Former Texas Police Officer Amber Guyger was convicted of murder on Oct. 1.
Last September, she mistook Botham Jean’s apartment for her own after a 13-hour workday and fatally shot him, as she thought he was an intruder in her apartment.
Guyger is the first Dallas police officer convicted of murder since the 1970s.
According to Bobby Allyn, a reporter for NPR, “Under Texas law, convicting a defendant of murder requires proving someone intentionally killed another person, as opposed to manslaughter, in which prosecutors have to show someone was killed because of recklessness.”

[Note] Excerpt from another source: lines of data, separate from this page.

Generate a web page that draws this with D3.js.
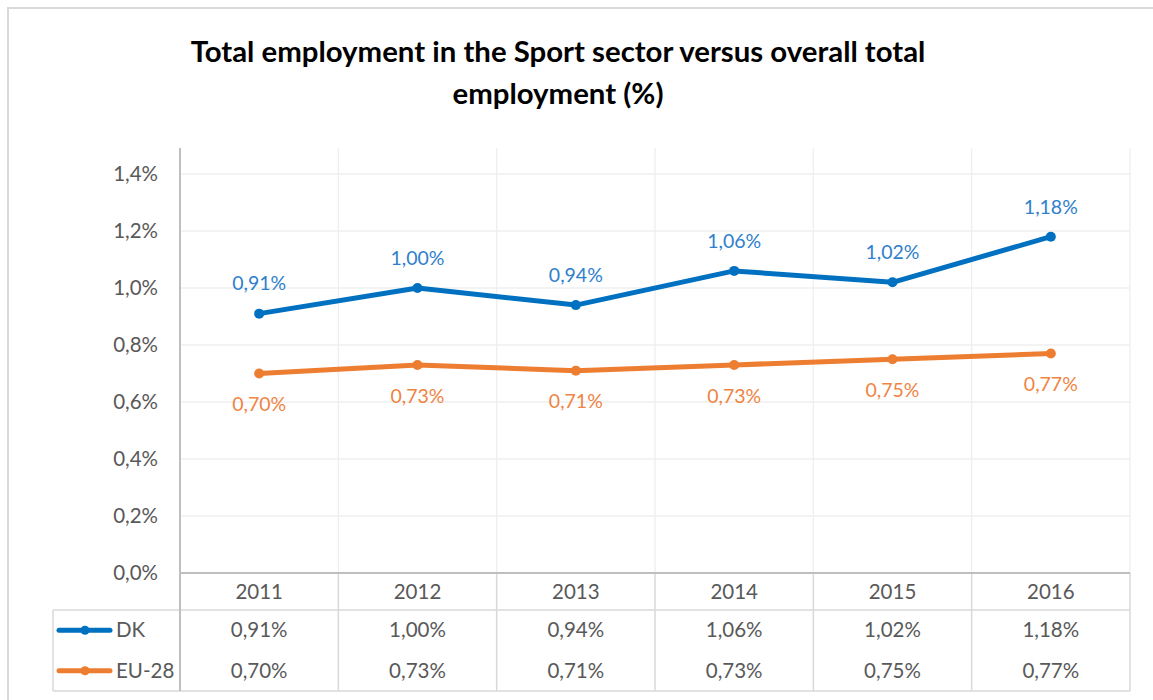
<!DOCTYPE html>
<html>
<head>
<meta charset="utf-8">
<script src="https://cdn.jsdelivr.net/npm/d3@7/dist/d3.min.js"></script>
<style>
  html, body { margin: 0; padding: 0; background: #fff; }
  svg { display: block; font-family: Lato, "Open Sans", sans-serif; }
</style>
</head>
<body>
<svg id="chart" width="1153" height="700"></svg>
<script>
// Share of total employment in the sport sector (%)
const years = ["2011", "2012", "2013", "2014", "2015", "2016"];
const dkValues = [0.91, 1.00, 0.94, 1.06, 1.02, 1.18];
const euValues = [0.70, 0.73, 0.71, 0.73, 0.75, 0.77];
const seriesNames = ["DK", "EU-28"];
const yTicks = [0, 0.2, 0.4, 0.6, 0.8, 1.0, 1.2, 1.4];
const titleLines = ["Total employment in the Sport sector versus overall total", "employment (%)"];

const colors = { DK: "#0070C0", "EU-28": "#ED7D31" };
const labelColors = { DK: "#2E80CC", "EU-28": "#EF8443" };
const textGray = "#595959";

const svg = d3.select("#chart");

// chart frame
svg.append("rect").attr("x", 8).attr("y", 8).attr("width", 1160).attr("height", 710)
  .attr("fill", "#fff").attr("stroke", "#d9d9d9").attr("stroke-width", 2);

const plot = { left: 180, right: 1130, top: 148, bottom: 573 };
const table = { left: 53, headerBottom: 610, rowH: 40.5 };

const x = d3.scaleBand().domain(years).range([plot.left, plot.right]).padding(0);
const y = d3.scaleLinear().domain([0, 1.4]).range([plot.bottom, 174]);

const comma = v => v.replace(".", ",");
const fmtTick = v => comma(d3.format(".1f")(v)) + "%";
const fmtVal = v => comma(d3.format(".2f")(v)) + "%";

// title
const title = svg.append("g").attr("font-weight", "bold").attr("fill", "#000");
titleLines.forEach((t, i) => {
  title.append("text").attr("x", 558).attr("y", 62 + i * 42)
    .attr("text-anchor", "middle").attr("font-size", 26).text(t);
});
{
  const first = title.select("text").node();
  const w = first.getComputedTextLength();
  const fs = 26 * 735 / w;
  title.selectAll("text").attr("font-size", fs);
}

// horizontal gridlines
svg.append("g").selectAll("line").data(yTicks.filter(d => d > 0)).join("line")
  .attr("x1", plot.left).attr("x2", plot.right)
  .attr("y1", d => y(d)).attr("y2", d => y(d))
  .attr("stroke", "#efefef").attr("stroke-width", 1.3);

// vertical gridlines at band edges (plot area)
const edges = years.slice(1).map(c => x(c)).concat([plot.right]);
svg.append("g").selectAll("line").data(edges).join("line")
  .attr("x1", d => d).attr("x2", d => d)
  .attr("y1", plot.top).attr("y2", plot.bottom)
  .attr("stroke", "#efefef").attr("stroke-width", 1.3);

// y axis labels
const yAxis = d3.axisLeft(y).tickValues(yTicks).tickFormat(fmtTick).tickSize(0).tickPadding(22);
const ya = svg.append("g").attr("transform", `translate(${plot.left},0)`).call(yAxis);
ya.select(".domain").remove();
ya.selectAll("text").attr("font-size", 20.5).attr("fill", textGray).attr("font-family", "Lato, sans-serif");

// data table grid
const tableBottom = table.headerBottom + table.rowH * 2;
const tg = svg.append("g").attr("stroke", "#d9d9d9").attr("stroke-width", 1.5);
edges.forEach(e => {
  tg.append("line").attr("x1", e).attr("x2", e).attr("y1", plot.bottom).attr("y2", tableBottom);
});
tg.append("line").attr("x1", table.left).attr("x2", plot.right)
  .attr("y1", table.headerBottom).attr("y2", table.headerBottom);
tg.append("line").attr("x1", table.left).attr("x2", plot.right)
  .attr("y1", tableBottom).attr("y2", tableBottom);
tg.append("line").attr("x1", table.left).attr("x2", table.left)
  .attr("y1", table.headerBottom).attr("y2", tableBottom);

// axis lines
svg.append("line").attr("x1", plot.left).attr("x2", plot.right)
  .attr("y1", plot.bottom).attr("y2", plot.bottom)
  .attr("stroke", "#bfbfbf").attr("stroke-width", 2);
svg.append("line").attr("x1", plot.left).attr("x2", plot.left)
  .attr("y1", plot.top).attr("y2", tableBottom)
  .attr("stroke", "#bfbfbf").attr("stroke-width", 2);

// category header row
const xAxis = d3.axisBottom(x).tickSize(0).tickPadding(0);
const xa = svg.append("g").attr("transform", `translate(0,${plot.bottom})`).call(xAxis);
xa.select(".domain").remove();
xa.selectAll("text").attr("y", 26).attr("dy", 0).attr("font-size", 20.5)
  .attr("fill", textGray).attr("font-family", "Lato, sans-serif");

// series
const series = [
  { name: seriesNames[0], values: dkValues, labelDy: -30 },
  { name: seriesNames[1], values: euValues, labelDy: 31 }
];
const cx = d => x(d) + x.bandwidth() / 2;
const line = d3.line().x((d, i) => cx(years[i])).y(d => y(d));

series.forEach((s, si) => {
  const g = svg.append("g");
  g.append("path").datum(s.values).attr("d", line)
    .attr("fill", "none").attr("stroke", colors[s.name]).attr("stroke-width", 5)
    .attr("stroke-linejoin", "round").attr("stroke-linecap", "round");
  g.selectAll("circle").data(s.values).join("circle")
    .attr("cx", (d, i) => cx(years[i])).attr("cy", d => y(d)).attr("r", 5)
    .attr("fill", colors[s.name]);
  g.selectAll("text").data(s.values).join("text")
    .attr("x", (d, i) => cx(years[i])).attr("y", d => y(d) + s.labelDy)
    .attr("dy", "0.35em").attr("text-anchor", "middle")
    .attr("font-size", 19.5).attr("fill", labelColors[s.name]).text(fmtVal);

  // table row
  const rowY = table.headerBottom + table.rowH * si + table.rowH / 2;
  const row = svg.append("g");
  row.append("line").attr("x1", 59).attr("x2", 110).attr("y1", rowY).attr("y2", rowY)
    .attr("stroke", colors[s.name]).attr("stroke-width", 5).attr("stroke-linecap", "round");
  row.append("circle").attr("cx", 85).attr("cy", rowY).attr("r", 4.5).attr("fill", colors[s.name]);
  row.append("text").attr("x", 116).attr("y", rowY).attr("dy", "0.35em")
    .attr("font-size", 20.5).attr("fill", textGray).text(s.name);
  row.selectAll("text.v").data(s.values).join("text").attr("class", "v")
    .attr("x", (d, i) => cx(years[i])).attr("y", rowY).attr("dy", "0.35em")
    .attr("text-anchor", "middle").attr("font-size", 20.5).attr("fill", textGray).text(fmtVal);
});
</script>
</body>
</html>
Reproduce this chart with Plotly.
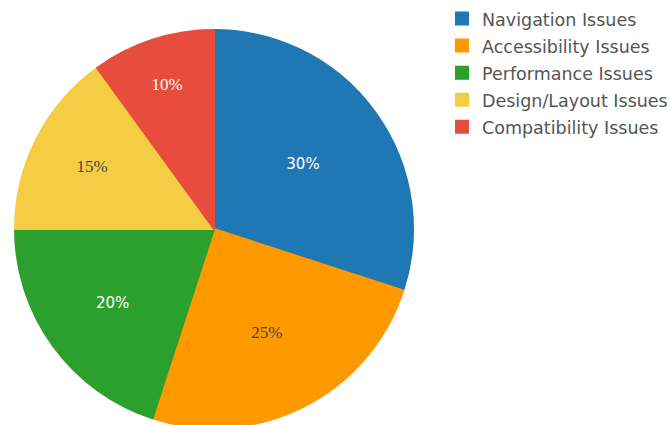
import plotly.graph_objects as go

categories = ["Navigation Issues", "Accessibility Issues", "Performance Issues",
              "Design/Layout Issues", "Compatibility Issues"]
values = [30, 25, 20, 15, 10]
colors = ["#1f77b4", "#ff9900", "#2ca02c", "#f4cd45", "#e74c3c"]
text_colors = ["#ffffff", "#444444", "#ffffff", "#444444", "#ffffff"]
text_fonts = ["DejaVu Sans", "Liberation Serif", "DejaVu Sans", "Liberation Serif", "Liberation Serif"]
text_sizes = [15, 17, 15, 17, 17]

legend_labels = ["<span style='font-size:17.5px'>%s</span>" % c for c in categories]

W, H = 671, 430
L, T, B, R = 15, 30, 2, 0
D = 398

fig = go.Figure(go.Pie(
    labels=legend_labels,
    values=values,
    sort=False,
    direction="clockwise",
    rotation=0,
    textinfo="percent",
    textposition="inside",
    insidetextorientation="horizontal",
    marker=dict(colors=colors, line=dict(color=colors, width=2)),
    textfont=dict(color=text_colors, family=text_fonts, size=text_sizes),
    domain=dict(x=[0, D / (W - L - R)], y=[0, 1]),
    hoverinfo="label+percent",
))

fig.update_layout(
    width=W, height=H,
    margin=dict(l=L, r=R, t=T, b=B, pad=0, autoexpand=False),
    paper_bgcolor="white",
    plot_bgcolor="white",
    showlegend=True,
    legend=dict(
        xref="container", yref="container",
        x=442 / W, y=1 + 1 / H,
        xanchor="left", yanchor="top",
        font=dict(family="DejaVu Sans", size=18.5, color="#555555"),
        bgcolor="rgba(0,0,0,0)",
    ),
)

fig.write_html(
    "out.html",
    post_script="document.documentElement.style.overflow='hidden';document.body.style.overflow='hidden';document.body.style.margin='0';",
)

Guyger’s testimony focused on self-defense.
“I was scared whoever was inside my apartment was going to kill me,” she said. “No police officer would want to hurt an innocent person.”
The prosecution used Jean’s doormat as evidence to win Guyger’s murder conviction; Jean’s doormat was red, and Guyger did not own a doormat.
The defense made the case that the reason for wrongful death was a long workday. Guyger fired two shots at Jean, one fatal.
On Oct. 12, less than two weeks after Guyer’s conviction, a police officer in Fort Worth, Texas, fatally shot citizen Atatiana Jefferson in her home while doing a welfare check, according to P.R. Lockhart of Vox.
In this case, a woman called a non-emergency 311 number, stating that there was a door open at a home nearby.
Officer Aaron Dean fired shots through the window of Jefferson’s home, killing her.
Officer Dean was arrested Monday on a murder charge. He was freed hours later on bail.
Lee Merritt, the Jeffersons’ lawyer for this case, commented on the incident in an interview with Susan Hendricks of HLN.
“In the past two weeks, [I’ve seen] two families of unarmed, nonviolent African Americans who were in their own homes [and] were killed by police,” Merritt said. “Law-abiding citizens … This is a culture of brutality in this country that we have allowed to reach a crisis proportion.”
Jefferson’s death is the sixth fatal shooting by a police officer in Fort Worth since June 2019.